● What you are asked to do: Of all the lines in the material, how many include the word "this"? Give only the number.

[Source code of charts]
══════════════════════════════
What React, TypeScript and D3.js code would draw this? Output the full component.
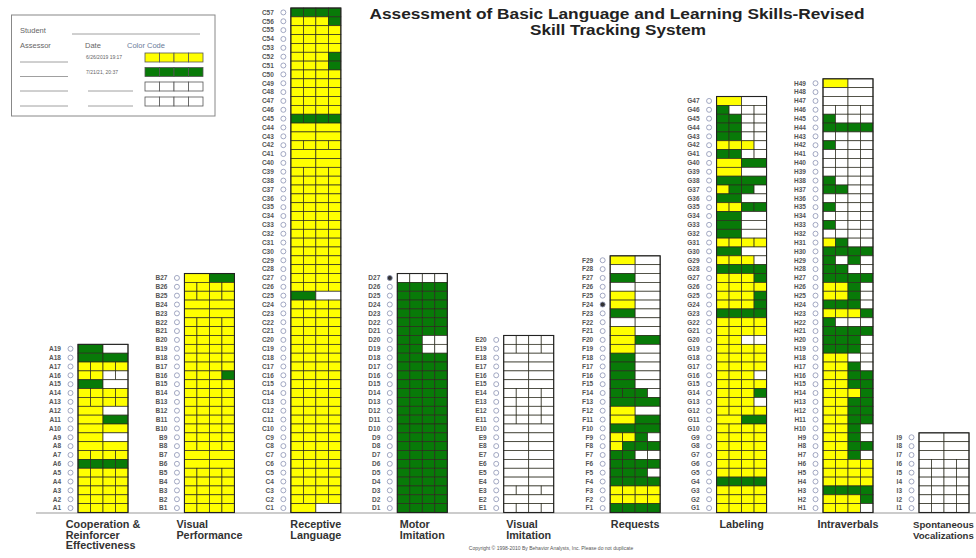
import * as d3 from 'd3'

const AREAS = ['A', 'B', 'C', 'D', 'E', 'F', 'G', 'H', 'I']
const AREA_TITLES = [
  ['Cooperation &', 'Reinforcer', 'Effectiveness'],
  ['Visual', 'Performance'],
  ['Receptive', 'Language'],
  ['Motor', 'Imitation'],
  ['Visual', 'Imitation'],
  ['Requests'],
  ['Labeling'],
  ['Intraverbals'],
  ['Spontaneous', 'Vocalizations'],
]

// Each row lists its score boxes: Y = first assessment, G = second, W = not scored.
// Rows run from the highest item number (top) down to item 1.
const A_ROWS = ['GW', 'GG', 'YYYY', 'YYWW', 'GW', 'YYYY', 'YYYY', 'YW', 'YG', 'YY', 'YW', 'YY', 'YYYY', 'GGGG', 'YYYY', 'YYYY', 'YYYY', 'YYYY', 'YYYY']
const B_ROWS = ['YG', 'YYYY', 'YYYY', 'YY', 'YY', 'YYYY', 'YYYY', 'YYYY', 'YYYY', 'YYYY', 'YYYY', 'YYYG', 'YYYY', 'YYYY', 'YYYY', 'YYYY', 'YYYY', 'YYYY', 'YYYY', 'YYYY', 'YY', 'YY', 'YYYY', 'YYYY', 'YYYY', 'YYYY', 'YYYY']
const C_ROWS = [
  'GGGG', 'YYYG', 'YYYY', 'YYYY', 'YYYY', 'YYYG', 'YYYG', 'YYYY', 'YYYY', 'YYYY', 'YYYY', 'YYYY',
  'GGGG', 'YY', 'YY', 'YYYY', 'YY', 'YY',
  'YYYY', 'YYYY', 'YYYY', 'YYYY', 'YYYY', 'YYYY', 'YYYY', 'YYYY', 'YYYY', 'YYYY', 'YYYY', 'YYYY', 'YYYY', 'YYYY',
  'GW',
  'YYYY', 'YYYY', 'YYYY', 'YYYY', 'YYYY', 'YYYY', 'YYYY', 'YYYY', 'YYYY', 'YYYY', 'YYYY', 'YYYY',
  'YYYY', 'YYYY', 'YYYY', 'YYYY', 'YYYY', 'YYYY', 'YYYY', 'YYYY', 'YYYY', 'YYYY', 'YYYY',
  'YW',
]
const D_ROWS = [
  'WWWW', 'GGGG', 'GGGG', 'GGGG', 'GGGG', 'GGGG', 'GGGG', 'GGWW', 'GGWW',
  'GGGG', 'GGGG', 'GGGG', 'GGGG', 'GGGG', 'GGGG', 'GGGG', 'GGGG', 'GGGG',
  'GGGG', 'GGGG', 'GGGG', 'GGGG', 'GGGG', 'GGGG', 'GGGG', 'GGGG', 'GGGG',
]
const E_ROWS = ['WWWW', 'WWWW', 'WW', 'WW', 'WW', 'WW', 'WWWW', 'WWWW', 'WWWW', 'WWWW', 'WW', 'WW', 'WW', 'WW', 'WW', 'WW', 'WW', 'WWWW', 'WW', 'WWWW']
const F_ROWS = [
  'YW', 'WW', 'GW', 'WW', 'YW', 'YW', 'GW', 'WW', 'YW', 'YG', 'YW', 'GW', 'GW', 'GW', 'GW',
  'GGGW', 'GG', 'YW', 'YG', 'GG', 'YYGW', 'YGGG', 'GGWW', 'GGGG', 'GGGW', 'GGGG', 'YYYY', 'YYYY', 'GGGG',
]
const G_ROWS = [
  'YW', 'GWWW', 'GGWW', 'GGWW', 'GGWW', 'YYYW', 'GGWW', 'YG', 'YW', 'GG', 'YGGW', 'GW', 'YYGG', 'GW', 'GW', 'GW',
  'YYYY', 'GW', 'YYYW', 'GGGG', 'YYYG', 'YYYY', 'YYYG', 'YYYG', 'GGGG', 'YYYY', 'YYYY', 'YYWW', 'YYYY', 'YYYY',
  'YYYY', 'YYYW', 'YYYY', 'YYYG', 'YYYW', 'YYYY', 'YG', 'YYYY', 'YYYY', 'YYYY', 'YYYY', 'YYYY', 'YYYY', 'GGGG',
  'YYYY', 'YYYY', 'YYYY',
]
const H_ROWS = [
  'YW', 'WW', 'WW', 'WWWW', 'GWWW', 'GGGG', 'WWWW', 'GWWW', 'WWWW', 'WWWW', 'WWWW', 'GWWW', 'GGWW', 'WWWW',
  'GWWW', 'WWWW', 'GWWW', 'WWWW', 'YGWW', 'GGGG', 'GWGW', 'GGWW', 'GGGG', 'YYGW',
  'YYGW', 'GGGW', 'YYYG', 'GWWW', 'GGGG', 'GGGW', 'GGGW', 'YYWW', 'YYGW', 'YYGG', 'YYGG', 'YYYG', 'YYGG',
  'YYGG', 'YYGG', 'YYGW', 'YYGW', 'YYGG', 'YYGW', 'YYYY', 'YYYY', 'YYYY', 'GGGG', 'YYYG', 'YYYW',
]
const I_ROWS = ['WW', 'WW', 'WW', 'WWWW', 'WWWW', 'WWWW', 'WWWW', 'WWWW', 'WWWW']

const AREA_ROWS = [A_ROWS, B_ROWS, C_ROWS, D_ROWS, E_ROWS, F_ROWS, G_ROWS, H_ROWS, I_ROWS]
const FILLED_MARKS = ['D27', 'F24']

const LEGEND_CODES = ['Y', 'G', 'W', 'W']
const LEGEND_DATES = ['6/26/2019 19:17', '7/21/21, 20:37', '', '']

const TITLE = ['Assessment of Basic Language and Learning Skills-Revised', 'Skill Tracking System']
const COPYRIGHT = 'Copyright \u00a9 1998-2010 By Behavior Analysts, Inc.     Please do not duplicate'

const FILL: Record<string, string> = { Y: '#ffff00', G: '#087a08', W: '#ffffff' }
const FONT = '"Liberation Sans", Arial, sans-serif'
const AREA_FONT_SIZE = 10.8
const PAGE_W = 976

const maxRows = d3.max(AREA_ROWS, r => r.length) ?? 1
const y = d3.scaleLinear().domain([0, maxRows]).range([512.5, 8])
const x = d3.scaleLinear().domain([0, 7, 8]).range([78, 823, 919])
const BOX_W = 50

let ctx: CanvasRenderingContext2D | null = null
function textWidth(s: string, font: string) {
  if (!ctx) ctx = document.createElement('canvas').getContext('2d')
  if (!ctx) return s.length * 5
  ctx.font = font
  return ctx.measureText(s).width
}

function Area({ idx }: { idx: number }) {
  const letter = AREAS[idx]
  const rows = AREA_ROWS[idx]
  const n = rows.length
  const left = x(idx)
  const titleLines = AREA_TITLES[idx]
  const rawW = d3.max(titleLines, s => textWidth(s, `bold ${AREA_FONT_SIZE}px ${FONT}`)) ?? 0
  let titleX = left + BOX_W / 2 - rawW / 2
  let fs = AREA_FONT_SIZE
  // the last block sits at the page edge: shrink it so it stays inside
  if (titleX + rawW > PAGE_W - 2) {
    titleX = left - 6
    fs = Math.min(AREA_FONT_SIZE, AREA_FONT_SIZE * (PAGE_W - 2 - titleX) / rawW)
  }

  return (
    <g>
      {rows.map((cells, i) => {
        const item = n - i
        const top = y(item)
        const h = y(item - 1) - top
        const cw = BOX_W / cells.length
        const label = `${letter}${item}`
        return (
          <g key={item}>
            <text x={left - 17} y={top + h / 2 + 2.3} textAnchor="end" fontSize={6.5}
              fontWeight="bold" fill="#555" fontFamily={FONT}>{label}</text>
            <circle cx={left - 7.5} cy={top + h / 2} r={2.5}
              fill={FILLED_MARKS.includes(label) ? '#333' : '#fff'} stroke="#8a92b2" strokeWidth={0.8} />
            {cells.split('').map((c, j) => (
              <rect key={j} x={left + j * cw} y={top} width={cw} height={h}
                fill={FILL[c]} stroke="#2b2b1e" strokeWidth={0.7} />
            ))}
          </g>
        )
      })}
      <rect x={left} y={y(n)} width={BOX_W} height={y(0) - y(n)} fill="none" stroke="#222" strokeWidth={1.1} />
      {titleLines.map((s, k) => (
        <text key={k} x={titleX} y={528 + k * 10.6} fontSize={fs} fontWeight="bold"
          fill="#333" fontFamily={FONT}>{s}</text>
      ))}
    </g>
  )
}

function Legend() {
  const rowY = [53, 67.5, 82, 97]
  const cellW = 14.5
  return (
    <g fontFamily={FONT}>
      <rect x={11.5} y={15} width={203.5} height={101} fill="#fff" stroke="#888" strokeWidth={1} />
      <text x={20} y={33} fontSize={7.5} fill="#666">Student</text>
      <line x1={72} x2={200} y1={34} y2={34} stroke="#888" strokeWidth={0.8} />
      <text x={20} y={48} fontSize={7.5} fill="#666">Assessor</text>
      <text x={85} y={48} fontSize={7.5} fill="#666">Date</text>
      <text x={127} y={48} fontSize={7.5} fill="#6b7a99">Color Code</text>
      {LEGEND_CODES.map((code, i) => (
        <g key={i}>
          <line x1={20} x2={68} y1={rowY[i] + 9} y2={rowY[i] + 9} stroke="#888" strokeWidth={0.8} />
          {LEGEND_DATES[i]
            ? <text x={86} y={rowY[i] + 6} fontSize={5} fill="#666">{LEGEND_DATES[i]}</text>
            : <line x1={88} x2={133} y1={rowY[i] + 9} y2={rowY[i] + 9} stroke="#888" strokeWidth={0.8} />}
          {d3.range(4).map(j => (
            <rect key={j} x={145 + j * cellW} y={rowY[i]} width={cellW} height={9}
              fill={FILL[code]} stroke="#555" strokeWidth={0.8} />
          ))}
        </g>
      ))}
    </g>
  )
}

export default function App() {
  return (
    <svg width={976} height={558} style={{ position: 'absolute', left: 0, top: 0, background: '#fff' }}>
      <rect width={976} height={558} fill="#fff" />
      <Legend />
      <text x={617} y={19} textAnchor="middle" fontSize={14} fontWeight="bold" fill="#222" fontFamily={FONT}
        textLength={495} lengthAdjust="spacingAndGlyphs">{TITLE[0]}</text>
      <text x={618} y={35} textAnchor="middle" fontSize={14} fontWeight="bold" fill="#222" fontFamily={FONT}
        textLength={176} lengthAdjust="spacingAndGlyphs">{TITLE[1]}</text>
      <line x1={36} x2={976} y1={y(0) + 0.5} y2={y(0) + 0.5} stroke="#999" strokeWidth={1} />
      {AREAS.map((_, i) => <Area key={i} idx={i} />)}
      <text x={551} y={550} textAnchor="middle" fontSize={5} fill="#555" fontFamily={FONT}>{COPYRIGHT}</text>
    </svg>
  )
}
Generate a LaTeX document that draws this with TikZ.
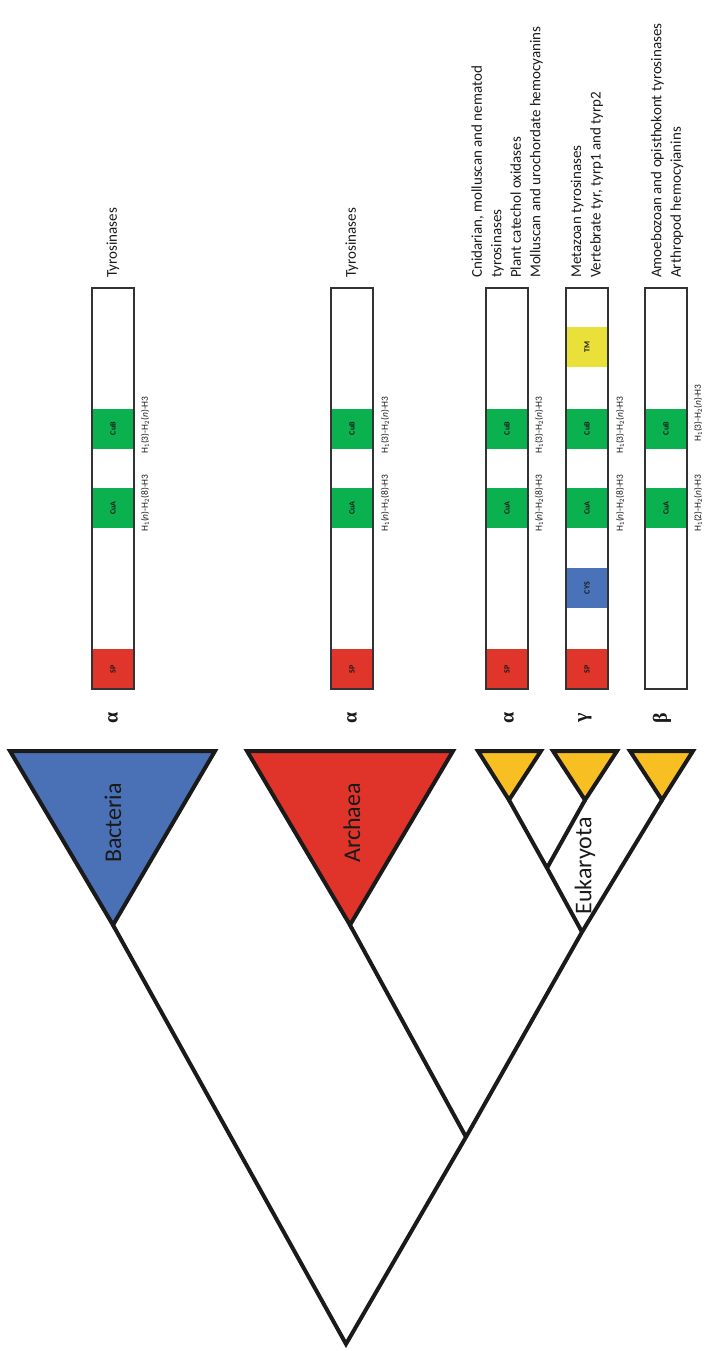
══════════════════════════════
● Answer in full: 2